Demurrage will often be incurred when delays arise due to cargo damage being alleged in the discharge port. Ordinarily it is the responsibility of the receiver to take delivery of the cargo and to arrange the necessary onward transportation or storage. In the event however that the cargo is damaged, the receiver suspends discharge operations in order to appoint a surveyor to inspect the cargo or may simply does not have sufficient storage capacity to separate the damaged cargo.
Any condition issues may result in additional laytime and demurrage and the question is whether or not the Owner can claim this additional time, despite the fact that it has caused the damage as a result of which operations have been delayed.
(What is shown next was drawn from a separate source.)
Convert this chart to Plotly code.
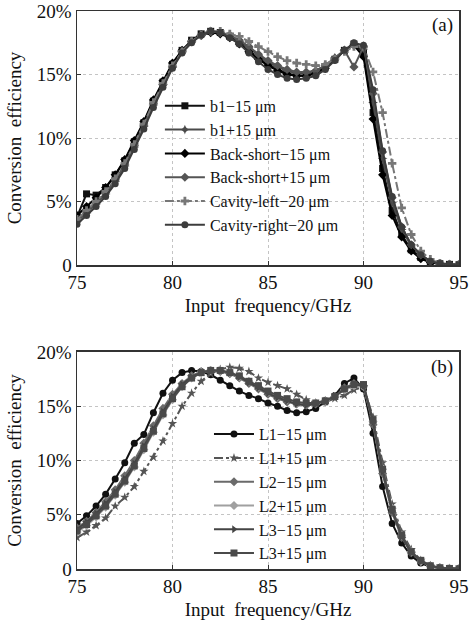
import plotly.graph_objects as go

# frequency grid (GHz)
freq = [75 + 0.5 * i for i in range(41)]

# ---------------- panel (a) ----------------
b1_minus15 = [3.8, 5.6, 5.5, 6.1, 7.1, 8.2, 9.7, 11.2, 12.9, 14.4, 15.8, 16.9, 17.7, 18.2, 18.4, 18.3,
              18.0, 17.5, 16.9, 16.3, 15.8, 15.4, 15.1, 14.9, 14.9, 15.1, 15.6, 16.2, 16.9, 17.4, 16.7,
              12.0, 7.6, 4.3, 2.4, 1.2, 0.6, 0.25, 0.1, 0.05, 0.02]
b1_plus15 = [3.4, 4.1, 4.8, 5.6, 6.6, 7.8, 9.3, 10.9, 12.6, 14.2, 15.6, 16.8, 17.6, 18.1, 18.4, 18.3,
             18.0, 17.6, 17.1, 16.5, 16.0, 15.6, 15.3, 15.1, 15.1, 15.3, 15.7, 16.3, 16.9, 17.4, 17.0,
             12.8, 8.4, 4.9, 2.8, 1.5, 0.7, 0.3, 0.1, 0.05, 0.02]
bs_minus15 = [3.9, 4.6, 5.3, 6.1, 7.1, 8.3, 9.8, 11.3, 13.0, 14.5, 15.9, 16.9, 17.6, 18.1, 18.3, 18.2,
              17.9, 17.4, 16.8, 16.2, 15.7, 15.3, 15.0, 14.9, 14.9, 15.1, 15.5, 16.2, 16.9, 17.3, 16.4,
              11.5, 7.1, 3.9, 2.2, 1.1, 0.5, 0.2, 0.08, 0.03, 0.01]
bs_plus15 = [3.5, 4.2, 4.9, 5.7, 6.7, 7.9, 9.4, 11.0, 12.7, 14.2, 15.6, 16.8, 17.6, 18.1, 18.4, 18.3,
             18.1, 17.7, 17.2, 16.6, 16.1, 15.7, 15.4, 15.2, 15.2, 15.3, 15.7, 16.3, 16.9, 15.6, 17.2,
             13.5, 8.9, 5.3, 3.0, 1.6, 0.8, 0.3, 0.12, 0.05, 0.02]
cav_left20 = [3.6, 4.3, 5.0, 5.8, 6.8, 8.0, 9.5, 11.1, 12.8, 14.3, 15.7, 16.8, 17.6, 18.1, 18.4, 18.4,
              18.2, 18.0, 17.6, 17.2, 16.8, 16.4, 16.1, 15.9, 15.8, 15.7, 15.8, 16.2, 16.8, 17.2, 17.2,
              15.2, 12.0, 8.0, 4.5, 2.4, 1.1, 0.45, 0.15, 0.05, 0.02]
cav_right20 = [3.2, 3.9, 4.6, 5.4, 6.4, 7.6, 9.1, 10.7, 12.4, 14.0, 15.5, 16.7, 17.5, 18.1, 18.4, 18.3,
               17.9, 17.4, 16.7, 16.0, 15.4, 15.0, 14.7, 14.6, 14.7, 14.9, 15.4, 16.1, 16.9, 17.5, 17.3,
               13.8, 9.0, 5.4, 3.0, 1.6, 0.8, 0.3, 0.12, 0.05, 0.02]

# ---------------- panel (b) ----------------
L1_minus15 = [4.2, 4.9, 5.8, 6.9, 8.3, 9.8, 11.6, 12.4, 14.4, 16.2, 17.4, 18.1, 18.3, 18.2, 17.9, 17.4,
              16.9, 16.4, 16.0, 15.7, 15.3, 15.0, 14.6, 14.4, 14.5, 14.8, 15.4, 16.0, 17.1, 17.6, 16.6,
              12.5, 7.6, 4.2, 2.4, 1.2, 0.55, 0.2, 0.08, 0.03, 0.01]
L1_plus15 = [2.9, 3.4, 4.0, 4.7, 5.8, 6.6, 7.6, 9.0, 10.3, 11.8, 13.4, 15.0, 16.2, 17.3, 18.0, 18.4,
             18.6, 18.5, 18.2, 17.6, 17.2, 16.9, 16.6, 16.1, 15.6, 15.3, 15.4, 15.7, 16.0, 16.5, 16.8,
             14.0, 9.8, 6.0, 3.4, 1.8, 0.8, 0.3, 0.1, 0.05, 0.02]
L2_minus15 = [3.8, 4.4, 5.2, 6.2, 7.3, 8.6, 10.0, 11.6, 13.2, 14.8, 16.1, 17.1, 17.8, 18.2, 18.3, 18.2,
              18.0, 17.6, 17.1, 16.6, 16.1, 15.7, 15.4, 15.2, 15.1, 15.2, 15.5, 15.9, 16.7, 17.1, 16.9,
              13.3, 8.8, 5.2, 2.9, 1.5, 0.7, 0.3, 0.1, 0.05, 0.02]
L2_plus15 = [3.4, 4.0, 4.8, 5.7, 6.8, 8.0, 9.4, 11.0, 12.6, 14.2, 15.6, 16.8, 17.6, 18.1, 18.3, 18.3,
             18.1, 17.7, 17.3, 16.8, 16.3, 15.9, 15.6, 15.3, 15.2, 15.3, 15.5, 15.9, 16.5, 16.9, 16.8,
             13.6, 9.2, 5.6, 3.1, 1.6, 0.7, 0.3, 0.1, 0.05, 0.02]
L3_minus15 = [3.7, 4.3, 5.1, 6.0, 7.1, 8.3, 9.7, 11.3, 12.9, 14.5, 15.9, 17.0, 17.7, 18.1, 18.3, 18.3,
              18.1, 17.7, 17.2, 16.7, 16.2, 15.8, 15.5, 15.2, 15.1, 15.2, 15.5, 15.9, 16.6, 17.0, 16.9,
              13.5, 9.0, 5.4, 3.0, 1.5, 0.7, 0.3, 0.1, 0.05, 0.02]
L3_plus15 = [3.5, 4.1, 4.9, 5.8, 6.9, 8.1, 9.5, 11.1, 12.7, 14.3, 15.7, 16.8, 17.6, 18.1, 18.3, 18.3,
             18.1, 17.8, 17.3, 16.9, 16.4, 16.0, 15.7, 15.4, 15.3, 15.3, 15.5, 15.9, 16.6, 17.0, 17.0,
             13.7, 9.2, 5.5, 3.1, 1.6, 0.8, 0.3, 0.12, 0.05, 0.02]

names_a = ["b1\u221215 \u03bcm", "b1+15 \u03bcm", "Back-short\u221215 \u03bcm",
           "Back-short+15 \u03bcm", "Cavity-left\u221220 \u03bcm", "Cavity-right\u221220 \u03bcm"]
names_b = ["L1\u221215 \u03bcm", "L1+15 \u03bcm", "L2\u221215 \u03bcm",
           "L2+15 \u03bcm", "L3\u221215 \u03bcm", "L3+15 \u03bcm"]
series_a = [b1_minus15, b1_plus15, bs_minus15, bs_plus15, cav_left20, cav_right20]
series_b = [L1_minus15, L1_plus15, L2_minus15, L2_plus15, L3_minus15, L3_plus15]

y_tickvals = [0, 5, 10, 15, 20]
y_ticktext = ["0", "5%", "10%", "15%", "20%"]
x_tickvals = [75, 80, 85, 90, 95]

style_a = [
    dict(color="#111111", symbol="square", dash="solid"),
    dict(color="#4a4a4a", symbol="star-diamond", dash="solid"),
    dict(color="#000000", symbol="diamond", dash="solid"),
    dict(color="#555555", symbol="diamond", dash="solid"),
    dict(color="#777777", symbol="cross", dash="dashdot"),
    dict(color="#3c3c3c", symbol="circle", dash="solid"),
]
style_b = [
    dict(color="#111111", symbol="circle", dash="solid"),
    dict(color="#555555", symbol="star", dash="dashdot"),
    dict(color="#6a6a6a", symbol="diamond", dash="solid"),
    dict(color="#a0a0a0", symbol="diamond", dash="solid"),
    dict(color="#444444", symbol="triangle-right", dash="solid"),
    dict(color="#4a4a4a", symbol="square", dash="solid"),
]

FONT = "Liberation Serif, Times New Roman, DejaVu Serif, serif"
fig = go.Figure()
for nm, ys, st in zip(names_a, series_a, style_a):
    fig.add_trace(go.Scatter(
        x=freq, y=ys, name=nm, mode="lines+markers", xaxis="x", yaxis="y", legend="legend",
        line=dict(color=st["color"], width=2, dash=st["dash"]),
        marker=dict(symbol=st["symbol"], size=7, color=st["color"])))
for nm, ys, st in zip(names_b, series_b, style_b):
    fig.add_trace(go.Scatter(
        x=freq, y=ys, name=nm, mode="lines+markers", xaxis="x2", yaxis="y2", legend="legend2",
        line=dict(color=st["color"], width=2, dash=st["dash"]),
        marker=dict(symbol=st["symbol"], size=7, color=st["color"])))

axis_common = dict(showline=True, mirror=True, linecolor="#333333", linewidth=1.5,
                   ticks="inside", ticklen=4, tickcolor="#333333", automargin=False,
                   ticklabeloverflow="allow",
                   showgrid=True, gridcolor="#c4c4c4", griddash="dot", gridwidth=1,
                   zeroline=False, tickfont=dict(family=FONT, size=19, color="#111"))
xt = dict(text="Input  frequency/GHz", font=dict(family=FONT, size=19, color="#111"), standoff=6)
yt = dict(text="Conversion  efficiency", font=dict(family=FONT, size=19, color="#111"), standoff=10)

legend_font = dict(family=FONT, size=16, color="#111")
fig.update_layout(
    template="none",
    width=473, height=620,
    margin=dict(l=77, r=14, t=11, b=51, autoexpand=False),
    paper_bgcolor="white", plot_bgcolor="white",
    xaxis=dict(**axis_common, domain=[0, 1], anchor="y", range=[75, 95], tickvals=x_tickvals, title=xt),
    yaxis=dict(**axis_common, domain=[0.5448, 1], anchor="x", range=[0, 20],
               tickvals=y_tickvals, ticktext=y_ticktext, title=yt),
    xaxis2=dict(**axis_common, domain=[0, 1], anchor="y2", range=[75, 95], tickvals=x_tickvals, title=xt),
    yaxis2=dict(**axis_common, domain=[0, 0.3889], anchor="x2", range=[0, 20],
                tickvals=y_tickvals, ticktext=y_ticktext, title=yt),
    legend=dict(x=0.217, y=0.8604, xanchor="left", yanchor="top", bgcolor="rgba(0,0,0,0)",
                font=legend_font, tracegroupgap=0, itemwidth=40),
    legend2=dict(x=0.3455, y=0.272, xanchor="left", yanchor="top", bgcolor="rgba(0,0,0,0)",
                 font=legend_font, tracegroupgap=0, itemwidth=40),
    annotations=[
        dict(text="(a)", x=0.99, y=0.9987, xref="paper", yref="paper", xanchor="right", yanchor="top",
             showarrow=False, font=dict(family=FONT, size=19, color="#111")),
        dict(text="(b)", x=0.99, y=0.386, xref="paper", yref="paper", xanchor="right", yanchor="top",
             showarrow=False, font=dict(family=FONT, size=19, color="#111")),
    ],
)
# remove the default page margin so the 473x620 figure fills the window exactly
fig.write_html("out.html",
               config={"displayModeBar": False, "staticPlot": True},
               post_script="document.body.style.margin='0px';document.body.style.overflow='hidden';")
After all, the carrier is entitled to the agreed demurrage in the event the receiver is unable to discharge the cargo within the agreed time-frame but the receiver also has a duty to take delivery and to mitigate any losses regardless of whether or not the cargo is alleged to have been damaged. In addition, an owner will often appeal to the “once on demurrage always on demurrage” principle to argue that he should be paid for the entire duration of the delay.
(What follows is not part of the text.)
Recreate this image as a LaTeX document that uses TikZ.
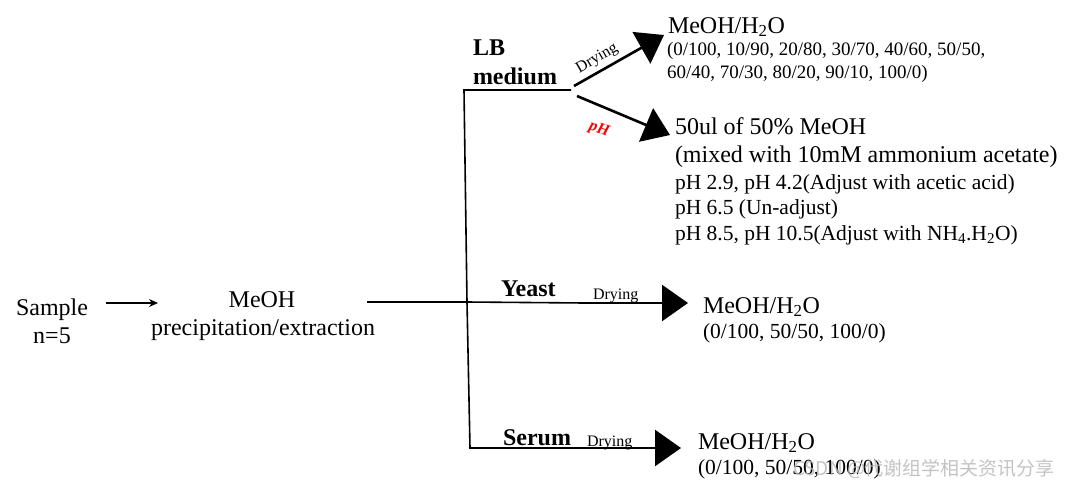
\documentclass[tikz,border=0pt]{standalone}
\usepackage{fontspec}
\setmainfont{Liberation Serif}
\newfontfamily\wmfont{Noto Sans CJK SC}
\usetikzlibrary{arrows.meta}
\tikzset{
  txt/.style={anchor=base west, inner sep=0pt, outer sep=0pt},
  big/.style={txt, font=\fontsize{24}{28}\selectfont},
  mid/.style={txt, font=\fontsize{21.5}{25}\selectfont},
  sml/.style={txt, font=\fontsize{19}{22}\selectfont},
  bld/.style={txt, font=\fontsize{24}{28}\selectfont\bfseries},
  dry/.style={txt, font=\fontsize{16}{18}\selectfont},
  frame/.style={line width=1.6pt},
  bigarrow/.style={line width=2.6pt, -{Triangle[length=26pt,width=36pt]}},
  smallarrow/.style={line width=1.3pt, -{Stealth[length=9pt,width=8pt]}}
}
\begin{document}
\begin{tikzpicture}[x=1pt,y=-1pt]
\useasboundingbox (0,0) rectangle (1080,491);
% left side
\node[big, anchor=base] (sample) at (52,315) {Sample};
\node[big, anchor=base] (n5) at (52,343) {n=5};
\node[big, anchor=base] (meoh) at (262,307) {MeOH};
\node[big, anchor=base] (prec) at (263,335) {precipitation/extraction};
\coordinate (a1s) at (106,303);
\coordinate (a1e) at (158,303);
\draw[smallarrow] (a1s) -- (a1e);
% tree
\coordinate (mainstart) at (367,302);
\coordinate (jtop) at (464,90);
\coordinate (jmid) at (467,302);
\coordinate (jbot) at (470,448);
\coordinate (lbend) at (571,90);
\coordinate (yst) at (585,303);
\coordinate (yend) at (688,303);
\coordinate (sst) at (576,448);
\coordinate (send) at (681,448);
\draw[frame] (lbend) -- (jtop) -- (jmid) -- (jbot) -- (sst);
\draw[frame] (mainstart) -- (jmid) -- (yst);
\draw[bigarrow] (yst) -- (yend);
\draw[bigarrow] (sst) -- (send);
% LB branches
\coordinate (d1s) at (574,86);
\coordinate (d1e) at (664,35);
\coordinate (d2s) at (577,96);
\coordinate (d2e) at (670,135);
\draw[bigarrow] (d1s) -- (d1e);
\draw[bigarrow] (d2s) -- (d2e);
% labels
\node[bld] (lb) at (473,55) {LB};
\node[bld] (medium) at (473,84) {medium};
\node[bld] (yeast) at (501,296) {Yeast};
\node[bld] (serum) at (503,445) {Serum};
\node[dry, anchor=base, rotate=30] (dry1) at (599,62) {Drying};
\node[txt, anchor=base, rotate=-18, text=red, font=\fontsize{16}{18}\selectfont\bfseries\itshape] (ph) at (598,133) {pH};
\node[dry] (dry2) at (593,299) {Drying};
\node[dry] (dry3) at (587,446) {Drying};
% top right text
\node[big] (t1) at (668,33) {MeOH/H\textsubscript{2}O};
\node[sml] (t2) at (667,55) {(0/100, 10/90, 20/80, 30/70, 40/60, 50/50,};
\node[sml] (t3) at (667,78) {60/40, 70/30, 80/20, 90/10, 100/0)};
\node[big] (p1) at (675,134) {50ul of 50\% MeOH};
\node[big] (p2) at (675,162) {(mixed with 10mM ammonium acetate)};
\node[mid] (p3) at (675,189) {pH 2.9, pH 4.2(Adjust with acetic acid)};
\node[mid] (p4) at (675,214) {pH 6.5 (Un-adjust)};
\node[mid] (p5) at (675,240) {pH 8.5, pH 10.5(Adjust with NH\textsubscript{4}.H\textsubscript{2}O)};
% yeast text
\node[big] (y1) at (703,313) {MeOH/H\textsubscript{2}O};
\node[mid] (y2) at (703,338) {(0/100, 50/50, 100/0)};
% serum text
\node[big] (s1) at (698,449) {MeOH/H\textsubscript{2}O};
\node[mid] (s2) at (698,474) {(0/100, 50/50, 100/0)};
% watermark
\node[txt, text=gray!55, opacity=0.85, font=\wmfont\fontsize{19}{22}\selectfont] (wm) at (793,475) {CSDN @代谢组学相关资讯分享};
\end{tikzpicture}
\end{document}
We recently had to deal with a case where a vessel transported a cargo of wheat in bulk from France to the Netherlands when during discharging operations part of the cargo was observed to be wet. According to the receiver it was not possible to find a suitable solution for the 50 Mts of wet cargo within reasonable time and the damaged cargo therefore remained on board of the vessel. Subsequently the vessel had to wait several days until she was completely discharged which resulted in a considerable amount of demurrage. The Charterers of the vessel stated that the vessel was not entitled to claim for demurrage because the delay was caused by the wet cargo which was delivered by the vessel. On behalf of the Owners we took the position that the receivers had a duty to receive the cargo and to find a solution for the damaged part in order to avoid delay as much as possible which fell outside the scope of the charterers responsibilities under the Charterparty. In addition, we argued that it was not reasonable that the vessel had to wait for several days before 50 Mts of cargo could been unloaded. Furthermore, it appeared that the economic loss of the cargo was even less than the demurrage of the vessel. Fortunately, a commercial solution was found between the Owners and the Charterers.
In summary, it is important to keep in mind that a claim for cargo damage under a bill of lading concerns a different interest than demurrage under a charter party even if the demurrage is a consequence of the cargo damage. As such, the Owners would be entitled to calculate the demurrage under the Charterparty without being prejudiced by the receivers failure to take delivery or failure to mitigate their losses.